Proving that $\|A\|_{\infty}$ the largest row sum of absolute value of matrix $A$ I am studying matrix norms. I have read that $\|A\|_{\infty}$ is  the largest row sum of absolute value and $\|A\|_{1}$ is the highest column sum of absolute values of the matrix $A$. However, I am not able to prove this. Are there any proof of these statements? Please help  and thanks for your time.
Edit: Where $\|A\|_{\infty}$ is the matrix norm induced by the vector norm $\|x\|_{\infty}$.
 A: I assume that the author tries to derive the matrix norms $\|A\|_1$ and $\|A\|_\infty$ induced by vector norms $\|x\|_1$ and $\|x\|_\infty$.

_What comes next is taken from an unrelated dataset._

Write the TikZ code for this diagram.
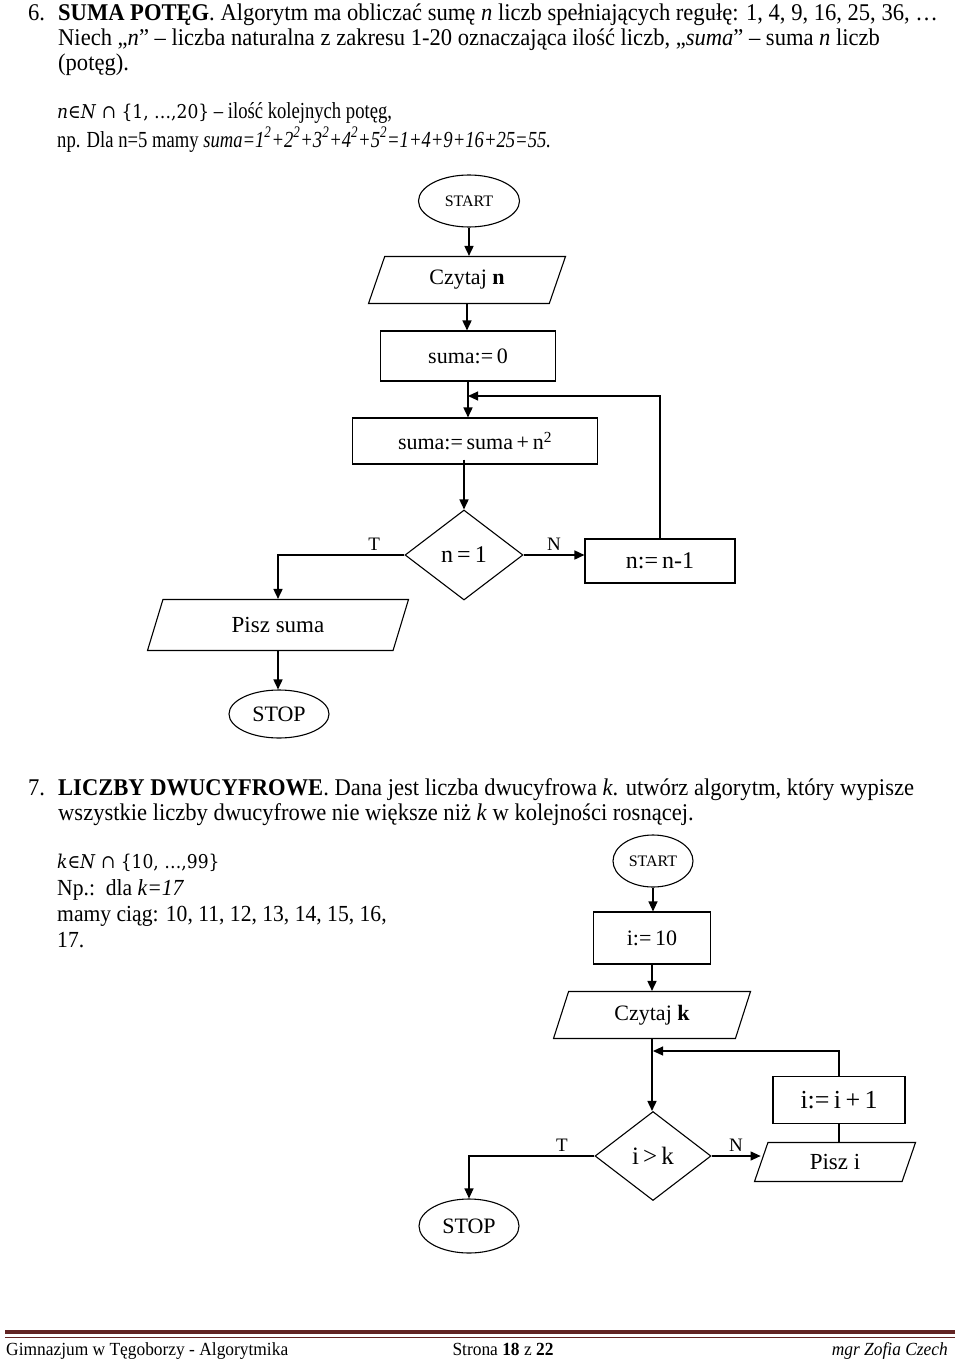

Let's take, for example, $\|\cdot\|_\infty$. We write
$$\|Ax\|_\infty=\sup_i \left|\sum_j A_{ij}x_j\right|\le \sup_i  \sum_j |A_{ij}||x_j|\le \sup_j |x_j| \sup_i  \sum_j |A_{ij}|.$$
Hence, a good candidate for $\|A\|_\infty$ is $\sup_i  \sum_j |A_{ij}|$. We need to prove that this boundary is indeed achieved; it is true, since we can take $i$ where that supremum is achieved and impose $x_j=\mathrm{sign}(A_{ij})$. With such $x$ all our inequalities degenerate to equalities and we conclude that $\|A\|_\infty = \sup_i  \sum_j |A_{ij}|$ is a matrix norm induced by $\|x\|_\infty = \sup_j |x_j|$.
The case $\|\cdot\|_1$ is done likewise.
A: I will give you some guidelines then. Suppose an $m$-by-$n$ matrix $A = (a_{ij})$ is given. For any $n$-dimensional vector $x$,
\begin{align*}
\|Ax\|_1 & = \sum_{i=1}^m \left|\sum_{j=1}^n a_{ij}x_j\right| \\
& \le \sum_{i=1}^m \sum_{j=1}^n \left|a_{ij}x_j\right| \\
& = \sum_{j=1}^n \left|x_j\right| \sum_{i=1}^m \left|a_{ij}\right| \\
& = \sum_{j=1}^n \left|x_j\right| A_j
\end{align*}
where I define $A_j = \sum_{i=1}^m \left|a_{ij}\right|$. If $J = \operatorname{argmax}_j A_j$, i.e., $A_J$ is a maximum among all $A_j$'s, then
$$
\|Ax\|_1 \le A_J \sum_{j=1}^n |x_j| = A_J \|x\|_1.
$$
This shows that $\|A\|_1 \le A_J$. Next, you show that there exists $x$ such that $\|Ax\|_1 = A_J\|x\|_1$. This is quite simple as you can choose $x_i = 0$ for all $i \ne J$, and $x_J = 1$ or $-1$.
For the case of $\|\cdot\|_\infty$, the situation is quite similar. (Choosing $x$ in the last step might be a bit tricky as you need to pick the right signs.) I will leave that to you.